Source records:
— start —

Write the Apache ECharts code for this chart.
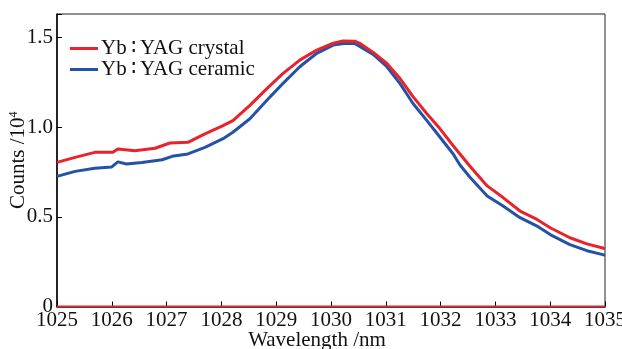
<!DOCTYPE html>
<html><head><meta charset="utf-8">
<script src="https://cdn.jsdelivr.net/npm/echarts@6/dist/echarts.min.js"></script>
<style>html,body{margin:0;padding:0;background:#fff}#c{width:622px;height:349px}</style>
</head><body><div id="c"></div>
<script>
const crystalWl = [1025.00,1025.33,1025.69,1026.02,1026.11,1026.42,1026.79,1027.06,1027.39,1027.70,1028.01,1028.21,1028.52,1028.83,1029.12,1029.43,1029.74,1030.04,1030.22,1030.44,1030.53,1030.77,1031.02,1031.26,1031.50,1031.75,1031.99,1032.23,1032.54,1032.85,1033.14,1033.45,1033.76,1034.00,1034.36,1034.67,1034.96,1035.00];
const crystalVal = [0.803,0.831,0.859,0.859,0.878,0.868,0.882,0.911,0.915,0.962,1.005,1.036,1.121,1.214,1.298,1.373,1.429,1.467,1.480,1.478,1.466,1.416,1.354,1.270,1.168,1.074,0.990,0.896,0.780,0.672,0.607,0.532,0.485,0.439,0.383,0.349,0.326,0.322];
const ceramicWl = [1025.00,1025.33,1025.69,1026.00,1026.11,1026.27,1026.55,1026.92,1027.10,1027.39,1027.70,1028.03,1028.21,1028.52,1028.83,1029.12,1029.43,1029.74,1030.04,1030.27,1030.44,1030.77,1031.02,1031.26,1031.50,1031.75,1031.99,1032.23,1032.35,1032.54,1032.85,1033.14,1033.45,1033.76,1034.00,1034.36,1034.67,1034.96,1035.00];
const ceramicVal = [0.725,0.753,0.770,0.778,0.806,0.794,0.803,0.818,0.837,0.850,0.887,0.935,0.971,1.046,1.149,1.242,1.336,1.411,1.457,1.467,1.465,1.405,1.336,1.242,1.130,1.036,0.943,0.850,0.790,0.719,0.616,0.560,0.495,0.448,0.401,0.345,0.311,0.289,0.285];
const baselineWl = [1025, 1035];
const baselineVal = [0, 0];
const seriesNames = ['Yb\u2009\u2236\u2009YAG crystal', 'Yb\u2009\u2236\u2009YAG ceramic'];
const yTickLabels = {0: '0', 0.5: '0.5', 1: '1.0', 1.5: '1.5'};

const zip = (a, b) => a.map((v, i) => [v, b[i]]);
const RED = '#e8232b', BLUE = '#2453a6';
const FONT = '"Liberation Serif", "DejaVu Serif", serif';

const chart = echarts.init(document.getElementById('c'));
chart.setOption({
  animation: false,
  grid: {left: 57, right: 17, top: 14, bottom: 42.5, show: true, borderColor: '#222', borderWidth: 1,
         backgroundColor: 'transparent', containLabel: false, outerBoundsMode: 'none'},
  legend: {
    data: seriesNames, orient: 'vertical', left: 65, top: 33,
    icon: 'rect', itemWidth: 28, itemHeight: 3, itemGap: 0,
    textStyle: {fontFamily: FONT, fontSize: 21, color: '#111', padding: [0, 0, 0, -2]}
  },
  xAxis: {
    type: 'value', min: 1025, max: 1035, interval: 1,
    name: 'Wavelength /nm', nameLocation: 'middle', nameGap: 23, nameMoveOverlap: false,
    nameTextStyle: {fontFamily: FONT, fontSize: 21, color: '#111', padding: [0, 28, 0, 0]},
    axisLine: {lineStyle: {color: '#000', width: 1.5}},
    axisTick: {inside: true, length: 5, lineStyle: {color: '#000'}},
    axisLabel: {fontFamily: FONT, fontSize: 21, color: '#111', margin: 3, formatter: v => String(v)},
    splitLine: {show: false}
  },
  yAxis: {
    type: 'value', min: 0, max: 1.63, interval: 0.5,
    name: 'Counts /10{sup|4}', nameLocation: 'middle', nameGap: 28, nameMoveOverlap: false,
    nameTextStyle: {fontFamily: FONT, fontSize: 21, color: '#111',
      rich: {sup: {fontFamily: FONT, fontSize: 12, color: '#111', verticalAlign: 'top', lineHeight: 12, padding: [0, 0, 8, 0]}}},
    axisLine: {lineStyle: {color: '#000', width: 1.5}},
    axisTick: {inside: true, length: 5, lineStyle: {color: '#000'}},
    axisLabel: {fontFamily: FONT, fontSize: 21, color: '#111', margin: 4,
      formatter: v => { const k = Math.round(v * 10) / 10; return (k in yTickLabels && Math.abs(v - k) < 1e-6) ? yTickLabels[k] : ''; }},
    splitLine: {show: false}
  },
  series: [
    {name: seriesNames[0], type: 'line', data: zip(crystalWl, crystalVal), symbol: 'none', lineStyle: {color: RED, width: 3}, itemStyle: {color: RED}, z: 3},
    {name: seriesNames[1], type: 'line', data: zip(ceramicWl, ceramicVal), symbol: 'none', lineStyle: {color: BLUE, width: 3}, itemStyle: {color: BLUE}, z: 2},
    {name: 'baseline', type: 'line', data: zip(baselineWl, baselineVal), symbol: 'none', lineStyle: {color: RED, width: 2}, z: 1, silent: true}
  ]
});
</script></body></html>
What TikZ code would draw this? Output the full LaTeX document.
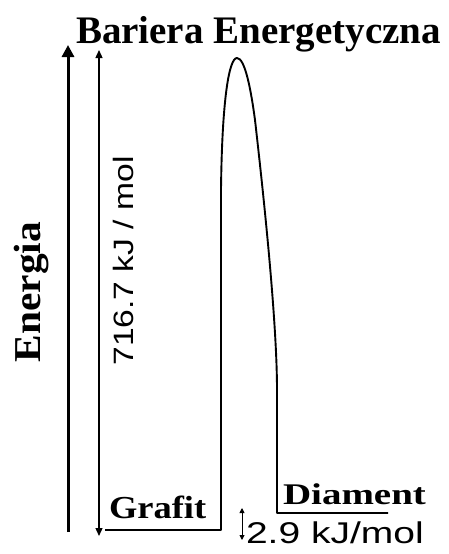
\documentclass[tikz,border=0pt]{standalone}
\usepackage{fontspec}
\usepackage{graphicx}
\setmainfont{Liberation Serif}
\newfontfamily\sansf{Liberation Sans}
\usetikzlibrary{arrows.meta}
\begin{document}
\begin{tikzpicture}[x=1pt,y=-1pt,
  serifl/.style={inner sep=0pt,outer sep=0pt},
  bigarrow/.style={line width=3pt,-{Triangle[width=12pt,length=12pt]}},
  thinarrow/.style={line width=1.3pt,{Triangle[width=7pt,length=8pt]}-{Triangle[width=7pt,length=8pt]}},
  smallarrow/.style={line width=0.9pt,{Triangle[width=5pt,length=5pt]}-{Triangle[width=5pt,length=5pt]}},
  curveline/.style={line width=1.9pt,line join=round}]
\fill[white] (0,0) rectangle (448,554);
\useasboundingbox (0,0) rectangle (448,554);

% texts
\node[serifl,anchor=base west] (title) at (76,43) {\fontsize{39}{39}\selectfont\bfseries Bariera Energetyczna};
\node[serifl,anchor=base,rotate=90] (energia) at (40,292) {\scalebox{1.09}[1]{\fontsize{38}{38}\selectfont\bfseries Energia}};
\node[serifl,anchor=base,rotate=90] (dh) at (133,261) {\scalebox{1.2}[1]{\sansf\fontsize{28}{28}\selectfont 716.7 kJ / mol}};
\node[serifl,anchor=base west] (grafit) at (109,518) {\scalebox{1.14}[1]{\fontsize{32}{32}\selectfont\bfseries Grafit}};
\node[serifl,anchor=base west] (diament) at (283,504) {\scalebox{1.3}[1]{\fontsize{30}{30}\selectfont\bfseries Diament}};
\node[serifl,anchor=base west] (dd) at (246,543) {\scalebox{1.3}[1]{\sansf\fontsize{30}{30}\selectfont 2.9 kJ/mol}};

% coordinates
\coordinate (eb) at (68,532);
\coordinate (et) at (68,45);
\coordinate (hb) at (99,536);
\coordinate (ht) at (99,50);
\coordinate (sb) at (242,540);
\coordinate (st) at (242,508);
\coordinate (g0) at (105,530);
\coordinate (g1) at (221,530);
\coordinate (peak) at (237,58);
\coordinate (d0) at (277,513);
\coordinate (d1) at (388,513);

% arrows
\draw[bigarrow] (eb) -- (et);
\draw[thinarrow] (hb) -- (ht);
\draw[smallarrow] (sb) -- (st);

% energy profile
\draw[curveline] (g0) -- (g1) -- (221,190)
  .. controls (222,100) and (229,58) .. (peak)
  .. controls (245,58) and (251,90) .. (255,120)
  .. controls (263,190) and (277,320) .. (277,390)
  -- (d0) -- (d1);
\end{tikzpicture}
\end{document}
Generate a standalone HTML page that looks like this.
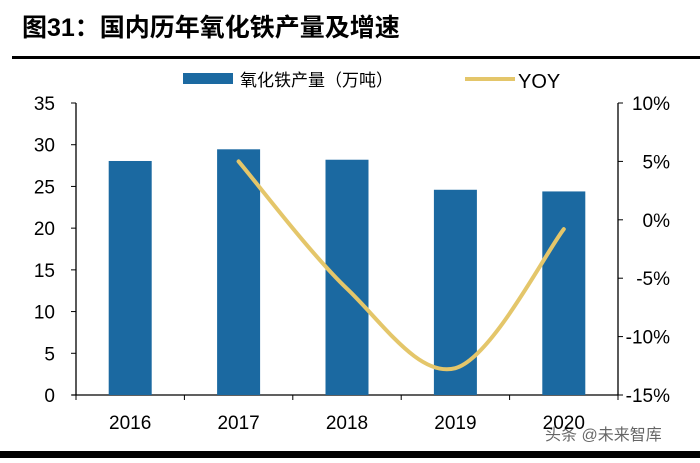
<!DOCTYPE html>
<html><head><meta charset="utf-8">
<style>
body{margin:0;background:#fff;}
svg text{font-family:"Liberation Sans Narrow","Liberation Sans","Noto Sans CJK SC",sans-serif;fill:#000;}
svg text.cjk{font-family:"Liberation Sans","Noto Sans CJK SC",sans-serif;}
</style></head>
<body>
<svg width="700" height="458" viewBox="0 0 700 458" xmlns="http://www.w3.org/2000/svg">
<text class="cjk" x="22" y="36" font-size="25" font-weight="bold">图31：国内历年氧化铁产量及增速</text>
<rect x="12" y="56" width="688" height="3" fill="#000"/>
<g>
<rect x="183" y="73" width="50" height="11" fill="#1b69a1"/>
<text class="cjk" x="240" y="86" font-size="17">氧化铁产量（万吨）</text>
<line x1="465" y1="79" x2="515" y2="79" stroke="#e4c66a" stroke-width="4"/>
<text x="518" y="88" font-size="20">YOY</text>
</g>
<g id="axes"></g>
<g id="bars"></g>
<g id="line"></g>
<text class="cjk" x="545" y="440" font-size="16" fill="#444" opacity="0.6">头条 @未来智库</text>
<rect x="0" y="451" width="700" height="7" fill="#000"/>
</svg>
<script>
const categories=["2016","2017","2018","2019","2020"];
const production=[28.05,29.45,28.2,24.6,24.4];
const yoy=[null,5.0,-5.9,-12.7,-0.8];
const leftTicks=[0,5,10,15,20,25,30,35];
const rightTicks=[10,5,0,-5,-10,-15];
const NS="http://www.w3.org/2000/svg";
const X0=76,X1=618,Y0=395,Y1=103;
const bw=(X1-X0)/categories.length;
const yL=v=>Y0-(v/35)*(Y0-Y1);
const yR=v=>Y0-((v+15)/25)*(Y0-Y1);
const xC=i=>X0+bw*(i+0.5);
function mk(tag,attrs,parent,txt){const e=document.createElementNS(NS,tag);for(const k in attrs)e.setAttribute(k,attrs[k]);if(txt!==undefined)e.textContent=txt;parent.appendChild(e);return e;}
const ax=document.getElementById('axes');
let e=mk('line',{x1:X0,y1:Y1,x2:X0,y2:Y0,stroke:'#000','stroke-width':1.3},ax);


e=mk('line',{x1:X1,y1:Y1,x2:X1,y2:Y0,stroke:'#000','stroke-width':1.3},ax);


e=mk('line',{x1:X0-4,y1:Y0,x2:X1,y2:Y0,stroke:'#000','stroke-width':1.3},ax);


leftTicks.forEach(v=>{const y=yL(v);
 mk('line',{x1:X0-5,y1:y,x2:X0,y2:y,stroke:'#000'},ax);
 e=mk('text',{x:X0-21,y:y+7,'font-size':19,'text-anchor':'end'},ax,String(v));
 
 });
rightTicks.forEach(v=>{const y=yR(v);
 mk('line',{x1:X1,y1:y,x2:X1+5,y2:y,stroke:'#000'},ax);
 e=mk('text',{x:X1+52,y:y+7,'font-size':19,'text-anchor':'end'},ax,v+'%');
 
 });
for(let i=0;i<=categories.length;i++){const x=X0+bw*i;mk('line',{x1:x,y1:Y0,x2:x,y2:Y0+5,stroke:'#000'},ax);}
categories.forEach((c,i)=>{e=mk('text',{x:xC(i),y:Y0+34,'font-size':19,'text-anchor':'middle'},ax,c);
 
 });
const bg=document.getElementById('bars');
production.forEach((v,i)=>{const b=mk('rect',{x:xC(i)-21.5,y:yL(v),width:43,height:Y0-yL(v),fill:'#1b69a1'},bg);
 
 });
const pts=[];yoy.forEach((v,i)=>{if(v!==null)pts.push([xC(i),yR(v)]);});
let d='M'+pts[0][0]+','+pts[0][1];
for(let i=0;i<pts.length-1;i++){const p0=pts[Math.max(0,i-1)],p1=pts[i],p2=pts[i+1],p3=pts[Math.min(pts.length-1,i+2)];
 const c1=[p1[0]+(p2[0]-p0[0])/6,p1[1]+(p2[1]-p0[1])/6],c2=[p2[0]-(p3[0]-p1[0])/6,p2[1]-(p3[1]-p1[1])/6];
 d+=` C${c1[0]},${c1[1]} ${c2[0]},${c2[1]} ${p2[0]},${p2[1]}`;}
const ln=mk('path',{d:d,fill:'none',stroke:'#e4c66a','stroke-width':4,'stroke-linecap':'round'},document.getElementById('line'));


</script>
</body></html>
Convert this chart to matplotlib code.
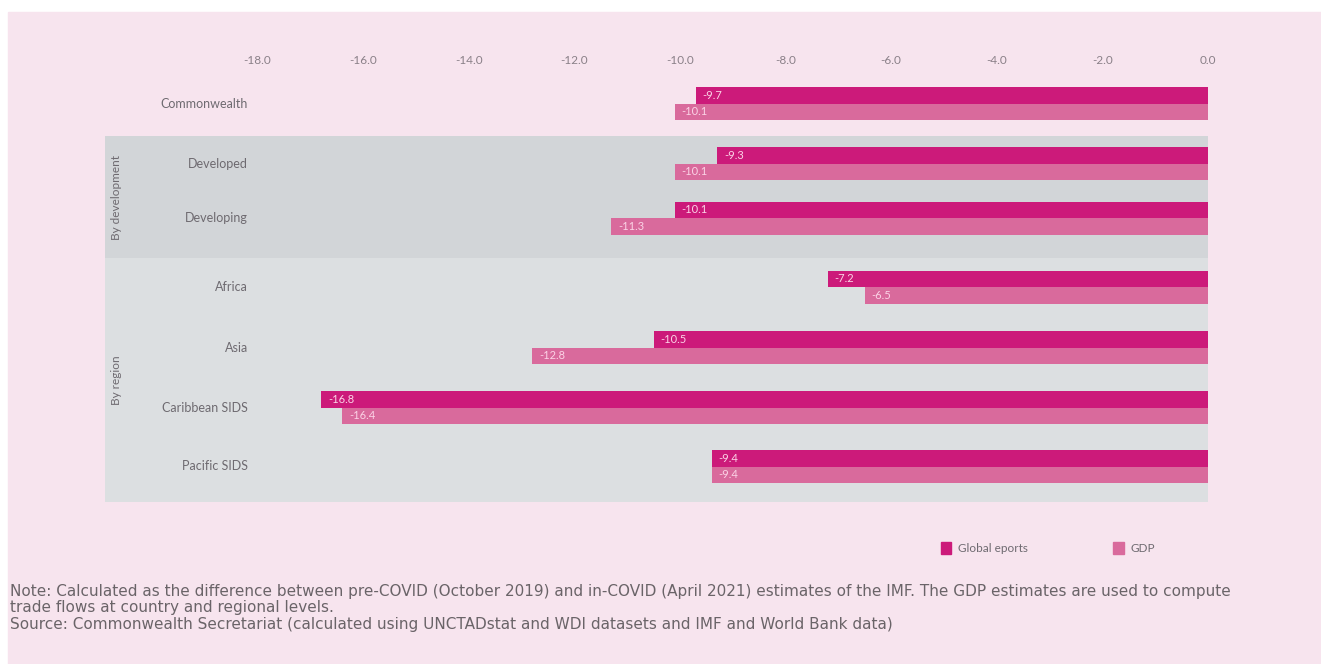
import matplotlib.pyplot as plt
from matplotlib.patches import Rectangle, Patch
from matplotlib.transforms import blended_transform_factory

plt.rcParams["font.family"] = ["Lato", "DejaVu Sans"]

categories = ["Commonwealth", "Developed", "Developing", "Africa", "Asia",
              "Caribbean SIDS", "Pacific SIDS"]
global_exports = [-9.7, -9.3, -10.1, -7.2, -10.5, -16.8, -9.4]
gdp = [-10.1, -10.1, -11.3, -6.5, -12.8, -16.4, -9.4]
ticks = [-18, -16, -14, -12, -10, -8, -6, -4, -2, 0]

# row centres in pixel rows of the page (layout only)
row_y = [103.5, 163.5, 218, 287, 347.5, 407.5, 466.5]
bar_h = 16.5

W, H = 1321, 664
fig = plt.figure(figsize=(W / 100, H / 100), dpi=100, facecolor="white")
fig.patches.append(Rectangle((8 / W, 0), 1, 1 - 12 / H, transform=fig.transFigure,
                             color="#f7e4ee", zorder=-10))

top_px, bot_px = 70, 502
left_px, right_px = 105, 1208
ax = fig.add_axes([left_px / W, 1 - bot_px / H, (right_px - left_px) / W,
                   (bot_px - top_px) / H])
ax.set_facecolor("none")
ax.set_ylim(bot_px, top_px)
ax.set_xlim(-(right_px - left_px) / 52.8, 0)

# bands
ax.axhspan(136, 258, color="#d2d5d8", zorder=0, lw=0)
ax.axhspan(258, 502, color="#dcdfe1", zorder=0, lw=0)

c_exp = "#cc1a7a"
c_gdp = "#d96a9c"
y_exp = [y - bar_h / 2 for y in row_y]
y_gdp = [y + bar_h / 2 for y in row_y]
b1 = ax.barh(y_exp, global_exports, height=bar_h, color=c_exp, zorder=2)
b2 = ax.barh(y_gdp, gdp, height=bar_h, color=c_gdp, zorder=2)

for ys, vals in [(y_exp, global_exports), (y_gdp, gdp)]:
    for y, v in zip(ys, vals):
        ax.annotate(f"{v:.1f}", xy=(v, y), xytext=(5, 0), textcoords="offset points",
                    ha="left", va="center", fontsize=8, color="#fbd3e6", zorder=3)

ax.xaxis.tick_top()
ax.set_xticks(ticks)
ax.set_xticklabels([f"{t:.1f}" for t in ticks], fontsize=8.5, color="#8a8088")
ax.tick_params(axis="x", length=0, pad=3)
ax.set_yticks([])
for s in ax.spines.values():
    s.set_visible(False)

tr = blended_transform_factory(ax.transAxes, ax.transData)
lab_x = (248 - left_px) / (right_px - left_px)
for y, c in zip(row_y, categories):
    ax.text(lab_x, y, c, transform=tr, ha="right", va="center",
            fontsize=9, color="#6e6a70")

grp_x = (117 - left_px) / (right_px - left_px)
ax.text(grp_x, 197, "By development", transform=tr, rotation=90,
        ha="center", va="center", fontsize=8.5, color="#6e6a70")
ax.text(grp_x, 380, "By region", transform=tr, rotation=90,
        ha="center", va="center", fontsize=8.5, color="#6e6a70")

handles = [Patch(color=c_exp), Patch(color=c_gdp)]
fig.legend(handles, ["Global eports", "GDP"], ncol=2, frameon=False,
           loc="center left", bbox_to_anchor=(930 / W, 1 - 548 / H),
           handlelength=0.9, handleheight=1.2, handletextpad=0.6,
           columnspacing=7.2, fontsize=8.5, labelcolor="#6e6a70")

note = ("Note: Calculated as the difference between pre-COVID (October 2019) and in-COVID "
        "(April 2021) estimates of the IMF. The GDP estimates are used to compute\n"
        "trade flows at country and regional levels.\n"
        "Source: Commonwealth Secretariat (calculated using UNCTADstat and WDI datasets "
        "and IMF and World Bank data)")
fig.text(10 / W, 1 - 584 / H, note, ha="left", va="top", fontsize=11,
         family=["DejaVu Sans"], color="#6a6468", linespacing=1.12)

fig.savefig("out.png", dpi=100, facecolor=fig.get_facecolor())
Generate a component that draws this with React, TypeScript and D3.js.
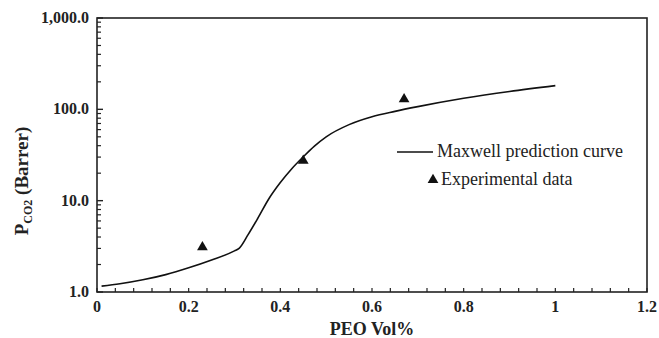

— end —

• [SHORT PROBLEM] Leave out the pictures, and copy only the lines from the one holding "Convert this chart to matplotlib code." through the one holding "bar_h = 16.5", exactly as written.

• [SOLUTION FOR THIS EXERCISE]
Convert this chart to matplotlib code.
import matplotlib.pyplot as plt
from matplotlib.patches import Rectangle, Patch
from matplotlib.transforms import blended_transform_factory

plt.rcParams["font.family"] = ["Lato", "DejaVu Sans"]

categories = ["Commonwealth", "Developed", "Developing", "Africa", "Asia",
              "Caribbean SIDS", "Pacific SIDS"]
global_exports = [-9.7, -9.3, -10.1, -7.2, -10.5, -16.8, -9.4]
gdp = [-10.1, -10.1, -11.3, -6.5, -12.8, -16.4, -9.4]
ticks = [-18, -16, -14, -12, -10, -8, -6, -4, -2, 0]

# row centres in pixel rows of the page (layout only)
row_y = [103.5, 163.5, 218, 287, 347.5, 407.5, 466.5]
bar_h = 16.5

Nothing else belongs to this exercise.